**What is being asked:** All of the data should be repeated exactly; pictures are not part of the copy.

**Data provided:**
>>>
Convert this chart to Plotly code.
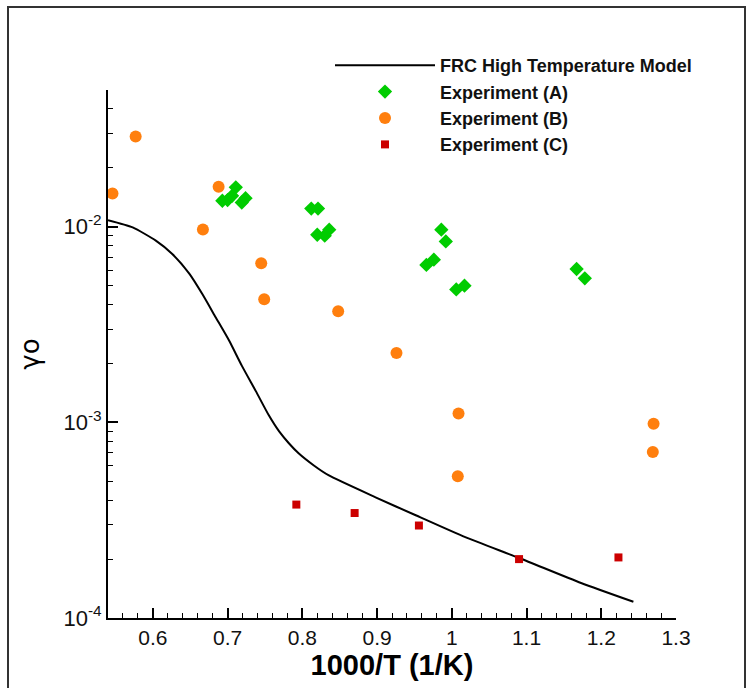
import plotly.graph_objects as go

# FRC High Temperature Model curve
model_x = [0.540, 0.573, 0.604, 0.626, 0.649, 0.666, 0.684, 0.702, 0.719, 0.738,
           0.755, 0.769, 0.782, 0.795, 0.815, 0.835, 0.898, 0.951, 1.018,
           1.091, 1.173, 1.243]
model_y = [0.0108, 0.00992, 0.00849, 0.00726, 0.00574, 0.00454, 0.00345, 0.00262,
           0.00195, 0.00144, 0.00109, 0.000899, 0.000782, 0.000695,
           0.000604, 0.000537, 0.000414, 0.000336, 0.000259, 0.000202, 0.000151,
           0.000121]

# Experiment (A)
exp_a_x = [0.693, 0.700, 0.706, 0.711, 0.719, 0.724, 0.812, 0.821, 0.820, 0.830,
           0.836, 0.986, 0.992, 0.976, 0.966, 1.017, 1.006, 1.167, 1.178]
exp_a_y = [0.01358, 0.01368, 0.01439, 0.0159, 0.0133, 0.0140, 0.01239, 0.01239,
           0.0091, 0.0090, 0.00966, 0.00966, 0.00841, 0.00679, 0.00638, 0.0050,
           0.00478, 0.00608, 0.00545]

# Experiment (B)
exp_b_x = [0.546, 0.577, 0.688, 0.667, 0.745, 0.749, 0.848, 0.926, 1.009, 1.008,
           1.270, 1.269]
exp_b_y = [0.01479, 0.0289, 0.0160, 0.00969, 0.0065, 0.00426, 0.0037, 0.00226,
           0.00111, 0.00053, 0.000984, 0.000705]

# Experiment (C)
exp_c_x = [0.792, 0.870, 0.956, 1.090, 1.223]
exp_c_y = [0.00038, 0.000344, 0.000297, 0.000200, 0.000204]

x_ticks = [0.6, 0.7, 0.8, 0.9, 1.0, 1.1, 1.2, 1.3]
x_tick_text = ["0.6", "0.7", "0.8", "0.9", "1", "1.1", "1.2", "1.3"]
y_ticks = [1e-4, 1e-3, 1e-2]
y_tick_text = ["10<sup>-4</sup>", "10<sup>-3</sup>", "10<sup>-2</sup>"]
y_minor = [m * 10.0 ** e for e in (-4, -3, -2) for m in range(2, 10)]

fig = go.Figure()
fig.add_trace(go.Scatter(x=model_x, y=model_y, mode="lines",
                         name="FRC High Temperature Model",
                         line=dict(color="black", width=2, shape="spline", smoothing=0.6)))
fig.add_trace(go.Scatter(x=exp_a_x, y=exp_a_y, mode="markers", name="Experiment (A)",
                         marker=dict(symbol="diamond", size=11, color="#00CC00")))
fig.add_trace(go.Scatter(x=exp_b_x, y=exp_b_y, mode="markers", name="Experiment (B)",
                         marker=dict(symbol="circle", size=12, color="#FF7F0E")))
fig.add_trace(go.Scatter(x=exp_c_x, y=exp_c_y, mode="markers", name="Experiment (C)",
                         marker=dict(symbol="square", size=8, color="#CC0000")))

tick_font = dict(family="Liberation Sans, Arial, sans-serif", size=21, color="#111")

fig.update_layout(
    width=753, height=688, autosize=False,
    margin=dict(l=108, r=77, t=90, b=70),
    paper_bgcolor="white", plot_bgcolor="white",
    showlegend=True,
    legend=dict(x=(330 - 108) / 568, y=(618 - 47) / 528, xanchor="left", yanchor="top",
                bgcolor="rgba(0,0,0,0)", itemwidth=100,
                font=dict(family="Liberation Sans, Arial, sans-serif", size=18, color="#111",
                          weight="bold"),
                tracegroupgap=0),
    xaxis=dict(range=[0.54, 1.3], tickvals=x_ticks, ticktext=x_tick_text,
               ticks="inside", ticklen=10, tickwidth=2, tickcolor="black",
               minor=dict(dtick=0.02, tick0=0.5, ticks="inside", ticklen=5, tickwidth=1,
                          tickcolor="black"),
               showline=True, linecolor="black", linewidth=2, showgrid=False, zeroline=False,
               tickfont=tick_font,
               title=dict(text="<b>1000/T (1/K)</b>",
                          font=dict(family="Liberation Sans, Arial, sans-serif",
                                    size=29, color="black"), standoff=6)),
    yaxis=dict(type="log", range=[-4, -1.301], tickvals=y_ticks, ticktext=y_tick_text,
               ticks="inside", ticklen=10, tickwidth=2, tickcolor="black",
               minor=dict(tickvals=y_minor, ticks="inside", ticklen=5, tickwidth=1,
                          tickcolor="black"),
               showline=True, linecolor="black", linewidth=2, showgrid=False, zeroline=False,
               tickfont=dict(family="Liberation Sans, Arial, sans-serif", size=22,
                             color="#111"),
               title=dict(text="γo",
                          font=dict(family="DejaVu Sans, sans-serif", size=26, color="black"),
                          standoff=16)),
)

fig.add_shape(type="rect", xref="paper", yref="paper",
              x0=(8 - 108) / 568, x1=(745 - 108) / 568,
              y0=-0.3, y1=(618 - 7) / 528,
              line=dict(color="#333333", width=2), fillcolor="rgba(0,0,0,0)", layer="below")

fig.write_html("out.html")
<<<
**Written answer:**
Convert this chart to Plotly code.
import plotly.graph_objects as go

# FRC High Temperature Model curve
model_x = [0.540, 0.573, 0.604, 0.626, 0.649, 0.666, 0.684, 0.702, 0.719, 0.738,
           0.755, 0.769, 0.782, 0.795, 0.815, 0.835, 0.898, 0.951, 1.018,
           1.091, 1.173, 1.243]
model_y = [0.0108, 0.00992, 0.00849, 0.00726, 0.00574, 0.00454, 0.00345, 0.00262,
           0.00195, 0.00144, 0.00109, 0.000899, 0.000782, 0.000695,
           0.000604, 0.000537, 0.000414, 0.000336, 0.000259, 0.000202, 0.000151,
           0.000121]

# Experiment (A)
exp_a_x = [0.693, 0.700, 0.706, 0.711, 0.719, 0.724, 0.812, 0.821, 0.820, 0.830,
           0.836, 0.986, 0.992, 0.976, 0.966, 1.017, 1.006, 1.167, 1.178]
exp_a_y = [0.01358, 0.01368, 0.01439, 0.0159, 0.0133, 0.0140, 0.01239, 0.01239,
           0.0091, 0.0090, 0.00966, 0.00966, 0.00841, 0.00679, 0.00638, 0.0050,
           0.00478, 0.00608, 0.00545]

# Experiment (B)
exp_b_x = [0.546, 0.577, 0.688, 0.667, 0.745, 0.749, 0.848, 0.926, 1.009, 1.008,
           1.270, 1.269]
exp_b_y = [0.01479, 0.0289, 0.0160, 0.00969, 0.0065, 0.00426, 0.0037, 0.00226,
           0.00111, 0.00053, 0.000984, 0.000705]

# Experiment (C)
exp_c_x = [0.792, 0.870, 0.956, 1.090, 1.223]
exp_c_y = [0.00038, 0.000344, 0.000297, 0.000200, 0.000204]

x_ticks = [0.6, 0.7, 0.8, 0.9, 1.0, 1.1, 1.2, 1.3]
x_tick_text = ["0.6", "0.7", "0.8", "0.9", "1", "1.1", "1.2", "1.3"]
y_ticks = [1e-4, 1e-3, 1e-2]
y_tick_text = ["10<sup>-4</sup>", "10<sup>-3</sup>", "10<sup>-2</sup>"]
y_minor = [m * 10.0 ** e for e in (-4, -3, -2) for m in range(2, 10)]

fig = go.Figure()
fig.add_trace(go.Scatter(x=model_x, y=model_y, mode="lines",
                         name="FRC High Temperature Model",
                         line=dict(color="black", width=2, shape="spline", smoothing=0.6)))
fig.add_trace(go.Scatter(x=exp_a_x, y=exp_a_y, mode="markers", name="Experiment (A)",
                         marker=dict(symbol="diamond", size=11, color="#00CC00")))
fig.add_trace(go.Scatter(x=exp_b_x, y=exp_b_y, mode="markers", name="Experiment (B)",
                         marker=dict(symbol="circle", size=12, color="#FF7F0E")))
fig.add_trace(go.Scatter(x=exp_c_x, y=exp_c_y, mode="markers", name="Experiment (C)",
                         marker=dict(symbol="square", size=8, color="#CC0000")))

tick_font = dict(family="Liberation Sans, Arial, sans-serif", size=21, color="#111")

fig.update_layout(
    width=753, height=688, autosize=False,
    margin=dict(l=108, r=77, t=90, b=70),
    paper_bgcolor="white", plot_bgcolor="white",
    showlegend=True,
    legend=dict(x=(330 - 108) / 568, y=(618 - 47) / 528, xanchor="left", yanchor="top",
                bgcolor="rgba(0,0,0,0)", itemwidth=100,
                font=dict(family="Liberation Sans, Arial, sans-serif", size=18, color="#111",
                          weight="bold"),
                tracegroupgap=0),
    xaxis=dict(range=[0.54, 1.3], tickvals=x_ticks, ticktext=x_tick_text,
               ticks="inside", ticklen=10, tickwidth=2, tickcolor="black",
               minor=dict(dtick=0.02, tick0=0.5, ticks="inside", ticklen=5, tickwidth=1,
                          tickcolor="black"),
               showline=True, linecolor="black", linewidth=2, showgrid=False, zeroline=False,
               tickfont=tick_font,
               title=dict(text="<b>1000/T (1/K)</b>",
                          font=dict(family="Liberation Sans, Arial, sans-serif",
                                    size=29, color="black"), standoff=6)),
    yaxis=dict(type="log", range=[-4, -1.301], tickvals=y_ticks, ticktext=y_tick_text,
               ticks="inside", ticklen=10, tickwidth=2, tickcolor="black",
               minor=dict(tickvals=y_minor, ticks="inside", ticklen=5, tickwidth=1,
                          tickcolor="black"),
               showline=True, linecolor="black", linewidth=2, showgrid=False, zeroline=False,
               tickfont=dict(family="Liberation Sans, Arial, sans-serif", size=22,
                             color="#111"),
               title=dict(text="γo",
                          font=dict(family="DejaVu Sans, sans-serif", size=26, color="black"),
                          standoff=16)),
)

fig.add_shape(type="rect", xref="paper", yref="paper",
              x0=(8 - 108) / 568, x1=(745 - 108) / 568,
              y0=-0.3, y1=(618 - 7) / 528,
              line=dict(color="#333333", width=2), fillcolor="rgba(0,0,0,0)", layer="below")

fig.write_html("out.html")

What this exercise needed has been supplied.